* _Stated problem_:
Copy each line of the data below exactly, leaving out pictures.

━━━ Data section

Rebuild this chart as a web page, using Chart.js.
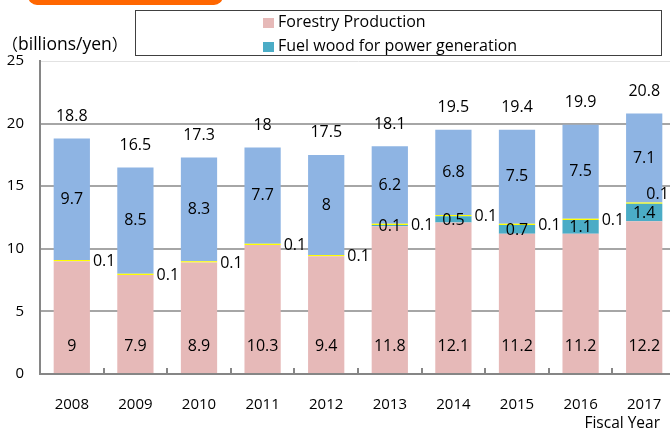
<!DOCTYPE html>
<html>
<head>
<meta charset="utf-8">
<script src="https://cdn.jsdelivr.net/npm/chart.js@4.4.1/dist/chart.umd.min.js"></script>
<style>
    body { margin: 0; width: 670px; height: 433px; overflow: hidden; background: #fff; position: relative; font-family: "Open Sans", sans-serif; }
    #wrap { position: absolute; left: 0; top: 0; width: 690px; height: 433px; }
    .tab { position: absolute; left: 28px; top: -20px; width: 195px; height: 25px; background: #ff6600; border-radius: 0 0 9px 9px; }
    .legend { position: absolute; left: 135px; top: 10px; width: 525px; height: 44px; border: 1.5px solid #404040; }
    .legend div { position: absolute; left: 127px; font-size: 16px; line-height: 20px; color: #000; white-space: nowrap; }
    .legend span { display: inline-block; width: 11px; height: 10px; margin-right: 4px; vertical-align: -1px; }
    .unit { position: absolute; left: 2px; top: 33px; font-size: 17.5px; line-height: 20px; }
    .unit b { font-weight: normal; font-family: "Noto Sans CJK JP", sans-serif; font-size: 16px; }
    .xtitle { position: absolute; right: 10px; top: 412px; font-size: 15.5px; line-height: 20px; }
</style>
</head>
<body>
<div id="wrap"><canvas id="chart" width="690" height="433"></canvas></div>
<div class="tab"></div>
<div class="legend" id="legend"></div>
<div class="unit"><b>（</b>billions/yen<b>）</b></div>
<div class="xtitle">Fiscal Year</div>
<script>
// values
const years = ['2008', '2009', '2010', '2011', '2012', '2013', '2014', '2015', '2016', '2017'];
const forestry = [9, 7.9, 8.9, 10.3, 9.4, 11.8, 12.1, 11.2, 11.2, 12.2];
const fuelWood = [0, 0, 0, 0, 0, 0.1, 0.5, 0.7, 1.1, 1.4];
const otherSmall = [0.1, 0.1, 0.1, 0.1, 0.1, 0.1, 0.1, 0.1, 0.1, 0.1];
const otherLarge = [9.7, 8.5, 8.3, 7.7, 8, 6.2, 6.8, 7.5, 7.5, 7.1];
const totals = [18.8, 16.5, 17.3, 18, 17.5, 18.1, 19.5, 19.4, 19.9, 20.8];
const yTicks = [0, 5, 10, 15, 20, 25];

const FONT = '16px "Open Sans", sans-serif';

// legend box (only the two named series are listed)
const legendItems = [
    { label: 'Forestry Production', color: '#e6b9b8' },
    { label: 'Fuel wood for power generation', color: '#4bacc6' }
];
document.getElementById('legend').innerHTML = legendItems.map((item, i) =>
    `<div style="top:${i * 24}px"><span style="background:${item.color}"></span>${item.label}</div>`
).join('');

// draws the value labels and the small inner ticks on the x axis
const barLabels = {
    id: 'barLabels',
    afterDatasetsDraw(chart) {
        const ctx = chart.ctx;
        const xs = chart.scales.x;
        const base = chart.scales.y.getPixelForValue(0);
        const last = years.length - 1;

        ctx.save();
        // tick marks between categories
        ctx.strokeStyle = '#868686';
        ctx.lineWidth = 2;
        const step = (xs.right - xs.left) / years.length;
        for (let i = 1; i < years.length; i++) {
            const x = Math.round(xs.left + step * i);
            ctx.beginPath();
            ctx.moveTo(x, base);
            ctx.lineTo(x, base - 6);
            ctx.stroke();
        }

        ctx.font = FONT;
        ctx.fillStyle = '#000';
        ctx.textBaseline = 'middle';

        const pink = chart.getDatasetMeta(0).data;
        const teal = chart.getDatasetMeta(1).data;
        const yellow = chart.getDatasetMeta(2).data;
        const blue = chart.getDatasetMeta(3).data;

        years.forEach((_, i) => {
            ctx.textAlign = 'center';
            ctx.fillText(String(forestry[i]), pink[i].x, base - 28);
            ctx.fillText(String(otherLarge[i]), blue[i].x, blue[i].y + (blue[i].base - blue[i].y) / 2);
            ctx.fillText(String(totals[i]), blue[i].x, blue[i].y - 22);
            if (fuelWood[i] > 0) {
                ctx.fillText(String(fuelWood[i]), teal[i].x, (teal[i].y + teal[i].base) / 2 + 1);
            }
            ctx.textAlign = 'left';
            const right = yellow[i].x + yellow[i].width / 2;
            if (i === last) {
                // no room on the right edge, so it sits above the line
                ctx.fillText(String(otherSmall[i]), right - 16, yellow[i].y - 8);
            } else {
                ctx.fillText(String(otherSmall[i]), right + 3, (yellow[i].y + yellow[i].base) / 2 + 1);
            }
        });
        ctx.restore();
    }
};

new Chart(document.getElementById('chart'), {
    type: 'bar',
    data: {
        labels: years,
        datasets: [
            { label: 'Forestry Production', data: forestry, backgroundColor: '#e6b9b8' },
            { label: 'Fuel wood for power generation', data: fuelWood, backgroundColor: '#4bacc6' },
            { label: 'Other (small)', data: otherSmall, backgroundColor: '#ffff00' },
            { label: 'Other', data: otherLarge, backgroundColor: '#8eb4e3' }
        ]
    },
    options: {
        responsive: false,
        animation: false,
        devicePixelRatio: 1,
        layout: { padding: { top: 61, right: 14, left: 0, bottom: 0 } },
        datasets: { bar: { barPercentage: 0.57, categoryPercentage: 1, borderWidth: 0 } },
        plugins: { legend: { display: false }, tooltip: { enabled: false } },
        scales: {
            x: {
                stacked: true,
                grid: { display: false },
                border: { color: '#868686', width: 2 },
                ticks: { color: '#000', font: { family: '"Open Sans"', size: 15 }, padding: 14, maxRotation: 0 },
                afterFit(scale) { scale.height = 59; }
            },
            y: {
                stacked: true,
                min: yTicks[0],
                max: yTicks[yTicks.length - 1],
                afterBuildTicks(scale) { scale.ticks = yTicks.map(v => ({ value: v })); },
                grid: {
                    drawTicks: false,
                    color: ctx => ctx.tick && ctx.tick.value === 25 ? '#e2e2e2' : '#a6a6a6',
                    lineWidth: ctx => ctx.tick && ctx.tick.value === 25 ? 1 : 2
                },
                border: { color: '#868686', width: 2 },
                ticks: { color: '#000', font: { family: '"Open Sans"', size: 15 }, padding: 16 },
                afterFit(scale) { scale.width = 40; }
            }
        }
    },
    plugins: [barLabels]
});
</script>
</body>
</html>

━━━━━━

* _Answer for the task_:
Rebuild this chart as a web page, using Chart.js.
<!DOCTYPE html>
<html>
<head>
<meta charset="utf-8">
<script src="https://cdn.jsdelivr.net/npm/chart.js@4.4.1/dist/chart.umd.min.js"></script>
<style>
    body { margin: 0; width: 670px; height: 433px; overflow: hidden; background: #fff; position: relative; font-family: "Open Sans", sans-serif; }
    #wrap { position: absolute; left: 0; top: 0; width: 690px; height: 433px; }
    .tab { position: absolute; left: 28px; top: -20px; width: 195px; height: 25px; background: #ff6600; border-radius: 0 0 9px 9px; }
    .legend { position: absolute; left: 135px; top: 10px; width: 525px; height: 44px; border: 1.5px solid #404040; }
    .legend div { position: absolute; left: 127px; font-size: 16px; line-height: 20px; color: #000; white-space: nowrap; }
    .legend span { display: inline-block; width: 11px; height: 10px; margin-right: 4px; vertical-align: -1px; }
    .unit { position: absolute; left: 2px; top: 33px; font-size: 17.5px; line-height: 20px; }
    .unit b { font-weight: normal; font-family: "Noto Sans CJK JP", sans-serif; font-size: 16px; }
    .xtitle { position: absolute; right: 10px; top: 412px; font-size: 15.5px; line-height: 20px; }
</style>
</head>
<body>
<div id="wrap"><canvas id="chart" width="690" height="433"></canvas></div>
<div class="tab"></div>
<div class="legend" id="legend"></div>
<div class="unit"><b>（</b>billions/yen<b>）</b></div>
<div class="xtitle">Fiscal Year</div>
<script>
// values
const years = ['2008', '2009', '2010', '2011', '2012', '2013', '2014', '2015', '2016', '2017'];
const forestry = [9, 7.9, 8.9, 10.3, 9.4, 11.8, 12.1, 11.2, 11.2, 12.2];
const fuelWood = [0, 0, 0, 0, 0, 0.1, 0.5, 0.7, 1.1, 1.4];
const otherSmall = [0.1, 0.1, 0.1, 0.1, 0.1, 0.1, 0.1, 0.1, 0.1, 0.1];
const otherLarge = [9.7, 8.5, 8.3, 7.7, 8, 6.2, 6.8, 7.5, 7.5, 7.1];
const totals = [18.8, 16.5, 17.3, 18, 17.5, 18.1, 19.5, 19.4, 19.9, 20.8];
const yTicks = [0, 5, 10, 15, 20, 25];

const FONT = '16px "Open Sans", sans-serif';

// legend box (only the two named series are listed)
const legendItems = [
    { label: 'Forestry Production', color: '#e6b9b8' },
    { label: 'Fuel wood for power generation', color: '#4bacc6' }
];
document.getElementById('legend').innerHTML = legendItems.map((item, i) =>
    `<div style="top:${i * 24}px"><span style="background:${item.color}"></span>${item.label}</div>`
).join('');

// draws the value labels and the small inner ticks on the x axis
const barLabels = {
    id: 'barLabels',
    afterDatasetsDraw(chart) {
        const ctx = chart.ctx;
        const xs = chart.scales.x;
        const base = chart.scales.y.getPixelForValue(0);
        const last = years.length - 1;

        ctx.save();
        // tick marks between categories
        ctx.strokeStyle = '#868686';
        ctx.lineWidth = 2;
        const step = (xs.right - xs.left) / years.length;
        for (let i = 1; i < years.length; i++) {
            const x = Math.round(xs.left + step * i);
            ctx.beginPath();
            ctx.moveTo(x, base);
            ctx.lineTo(x, base - 6);
            ctx.stroke();
        }

        ctx.font = FONT;
        ctx.fillStyle = '#000';
        ctx.textBaseline = 'middle';

        const pink = chart.getDatasetMeta(0).data;
        const teal = chart.getDatasetMeta(1).data;
        const yellow = chart.getDatasetMeta(2).data;
        const blue = chart.getDatasetMeta(3).data;

        years.forEach((_, i) => {
            ctx.textAlign = 'center';
            ctx.fillText(String(forestry[i]), pink[i].x, base - 28);
            ctx.fillText(String(otherLarge[i]), blue[i].x, blue[i].y + (blue[i].base - blue[i].y) / 2);
            ctx.fillText(String(totals[i]), blue[i].x, blue[i].y - 22);
            if (fuelWood[i] > 0) {
                ctx.fillText(String(fuelWood[i]), teal[i].x, (teal[i].y + teal[i].base) / 2 + 1);
            }
            ctx.textAlign = 'left';
            const right = yellow[i].x + yellow[i].width / 2;
            if (i === last) {
                // no room on the right edge, so it sits above the line
                ctx.fillText(String(otherSmall[i]), right - 16, yellow[i].y - 8);
            } else {
                ctx.fillText(String(otherSmall[i]), right + 3, (yellow[i].y + yellow[i].base) / 2 + 1);
            }
        });
        ctx.restore();
    }
};

new Chart(document.getElementById('chart'), {
    type: 'bar',
    data: {
        labels: years,
        datasets: [
            { label: 'Forestry Production', data: forestry, backgroundColor: '#e6b9b8' },
            { label: 'Fuel wood for power generation', data: fuelWood, backgroundColor: '#4bacc6' },
            { label: 'Other (small)', data: otherSmall, backgroundColor: '#ffff00' },
            { label: 'Other', data: otherLarge, backgroundColor: '#8eb4e3' }
        ]
    },
    options: {
        responsive: false,
        animation: false,
        devicePixelRatio: 1,
        layout: { padding: { top: 61, right: 14, left: 0, bottom: 0 } },
        datasets: { bar: { barPercentage: 0.57, categoryPercentage: 1, borderWidth: 0 } },
        plugins: { legend: { display: false }, tooltip: { enabled: false } },
        scales: {
            x: {
                stacked: true,
                grid: { display: false },
                border: { color: '#868686', width: 2 },
                ticks: { color: '#000', font: { family: '"Open Sans"', size: 15 }, padding: 14, maxRotation: 0 },
                afterFit(scale) { scale.height = 59; }
            },
            y: {
                stacked: true,
                min: yTicks[0],
                max: yTicks[yTicks.length - 1],
                afterBuildTicks(scale) { scale.ticks = yTicks.map(v => ({ value: v })); },
                grid: {
                    drawTicks: false,
                    color: ctx => ctx.tick && ctx.tick.value === 25 ? '#e2e2e2' : '#a6a6a6',
                    lineWidth: ctx => ctx.tick && ctx.tick.value === 25 ? 1 : 2
                },
                border: { color: '#868686', width: 2 },
                ticks: { color: '#000', font: { family: '"Open Sans"', size: 15 }, padding: 16 },
                afterFit(scale) { scale.width = 40; }
            }
        }
    },
    plugins: [barLabels]
});
</script>
</body>
</html>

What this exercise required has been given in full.